Robert Isaac Bosman (Grad ’39) of Huntsville, Ala., died April 23, 2009. He served in the U.S. Army Medical Corps during World War II. In the 1960s, Dr. Bosman was commanding officer of the 10th Medical Laboratory in Landstuhl, Germany, serving one of the largest military hospitals in Europe. After returning stateside, he was director of the educational training program and the pathology/oncology section of the Armed Forces Institute of Pathology. Later, Dr. Bosman became deputy director of the Maryland State Health Laboratories in Baltimore. Survivors include a grandson, Benjamin Thomas Schlabs (Col ’07); a granddaughter, Sarah Blackburn Hughes (Law ’08); and a son-in-law, E. Cutter Hughes (Law ’68 L/M).

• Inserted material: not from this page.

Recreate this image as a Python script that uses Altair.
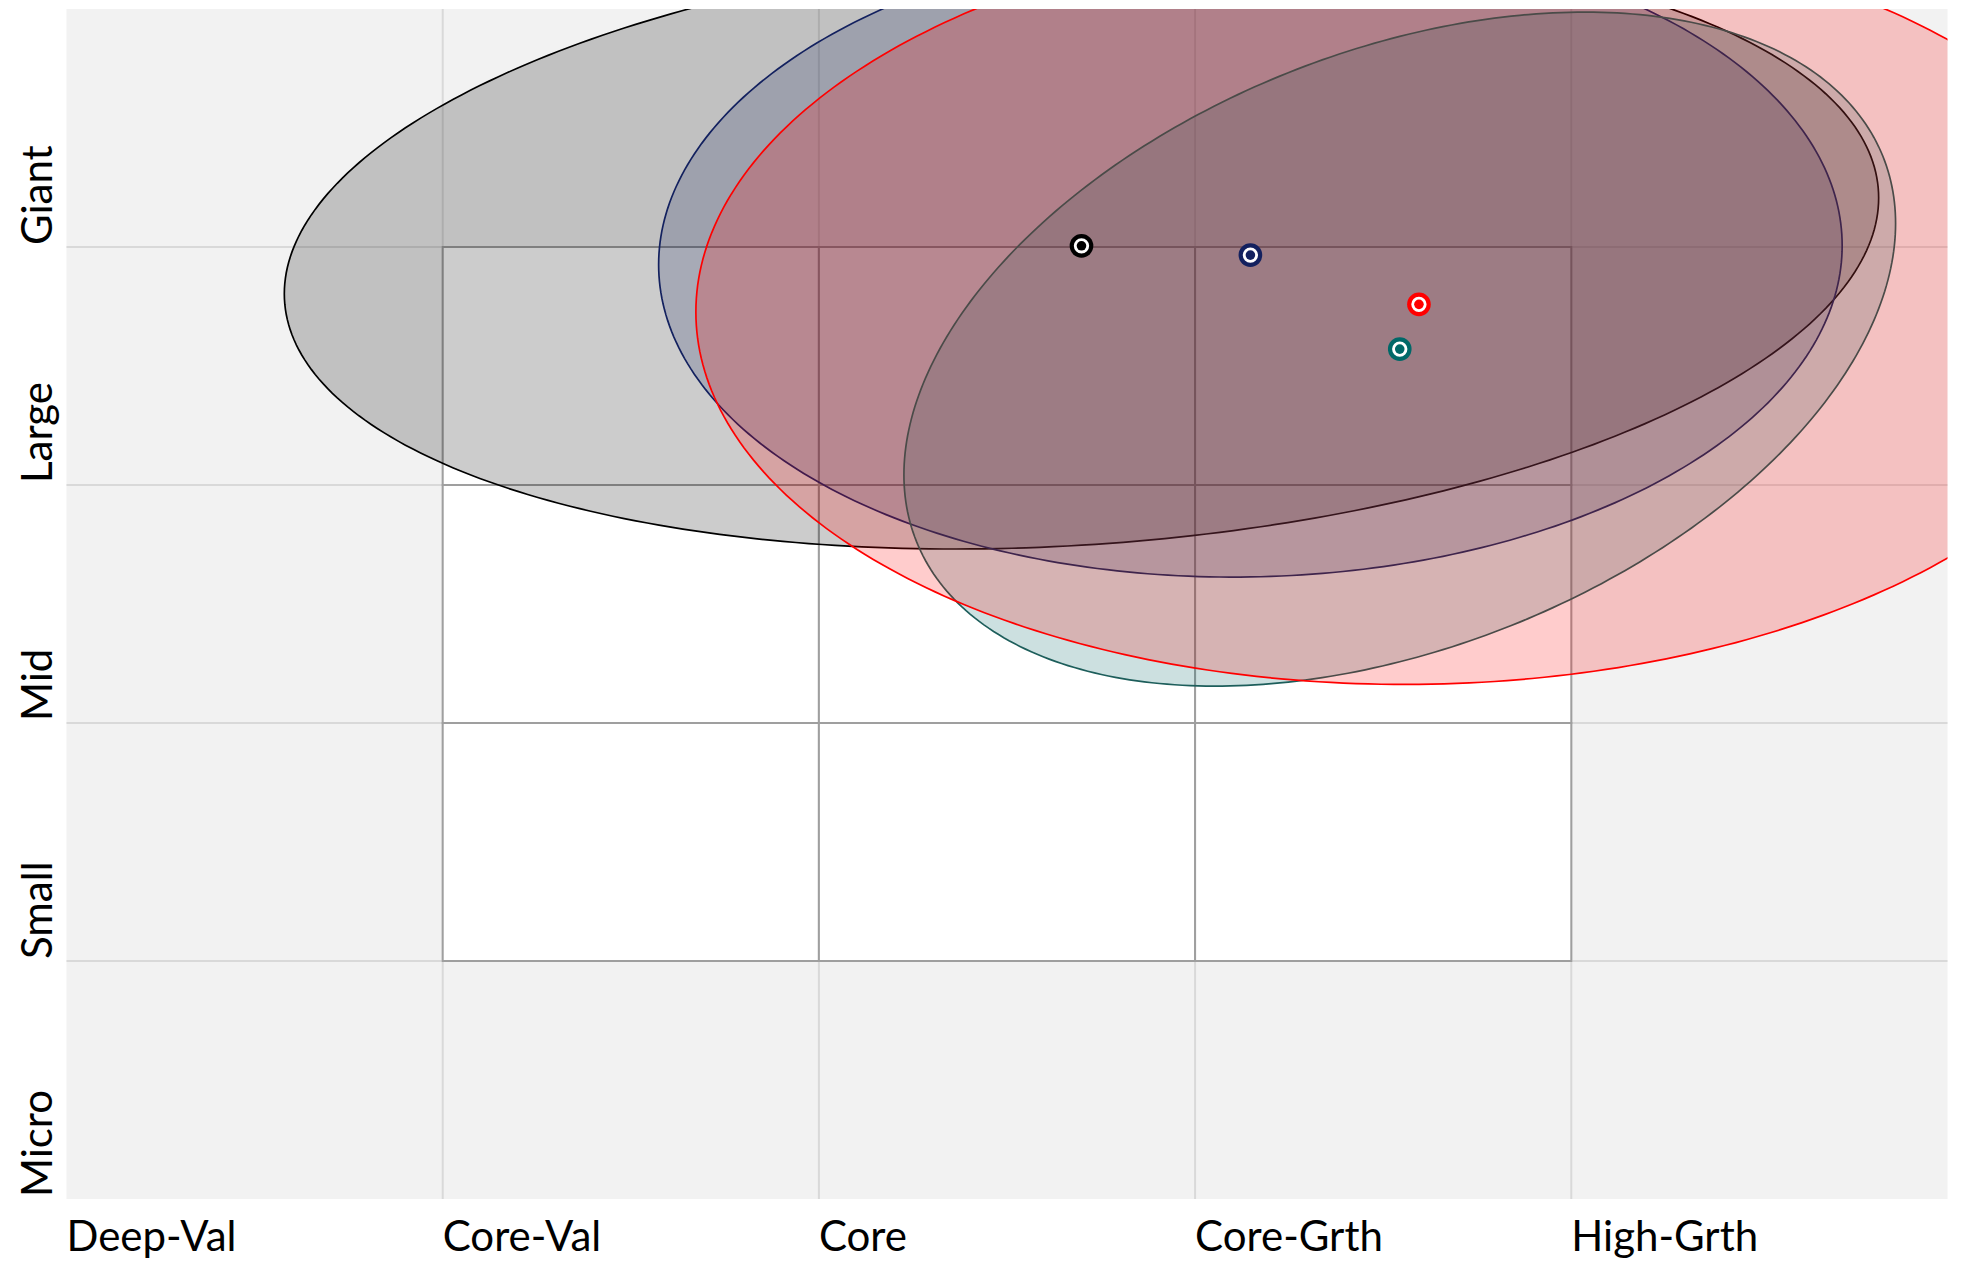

James W. Davant (Col ’39 L/M) of Minneapolis died April 17, 2009. He served in the U.S. Navy during World War II. Mr. Davant joined the investment firm Paine, Webber, Jackson & Curtis—now part of UBS—in 1945 and became chief executive officer in 1964. He was former governor and president of the Bond Club of New York. He was chairman of the Association of Stock Exchange Firms from 1966 through 1968 and director of the New York Stock Exchange in 1972. After retiring in 1980, Mr. Davant served as a governor of the board of the Bankers Club of America and director of Essex Wire and Green Giant Co.

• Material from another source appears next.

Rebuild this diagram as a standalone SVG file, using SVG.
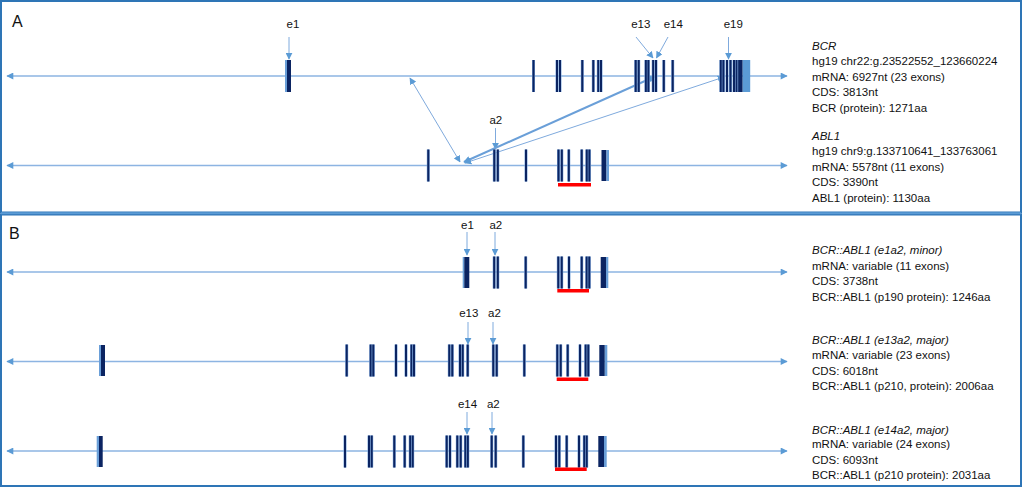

Thomas Stevens George Jr. (Arch ’39 L/M) of Salisbury, Md., died May 7, 2009. At the University, he was a member of Kappa Alpha fraternity and the Glee Club. Mr. George worked in Baltimore as an architect before moving to Puerto Rico, where he worked on construction of the U.S. Naval Air Station there. He served in the U.S. Navy during World War II. In 1950, he moved to Salisbury, Md., where he worked with Malone and Williams, Architects, and then Victor W. Buhr and Associates. He established the architectural engineering firm George, Miles & Buhr. Mr. George was a member emeritus of the American Institute of Architects.

H. Douglas Spruance (Col ’39 A/M) of Palatine, Ill., died March 19, 2009. He had a career in chemical research and technical sales. Mr. Spruance was a member of the American Chemical Society.

Bert D. Weiss (Col ’39 A/M) of Cedarhurst, N.Y., died Nov. 11, 2008. At the University, he was sports editor of College Topics—now the Cavalier Daily—and lived on the Lawn. He served in the U.S. Army during World War II. Mr. Weiss worked in the textile industry in New York City. After retirement, he completed an eight-year literary seminar given at St. John’s College. Survivors include a daughter, Wendy Weiss Newman (Col ’74).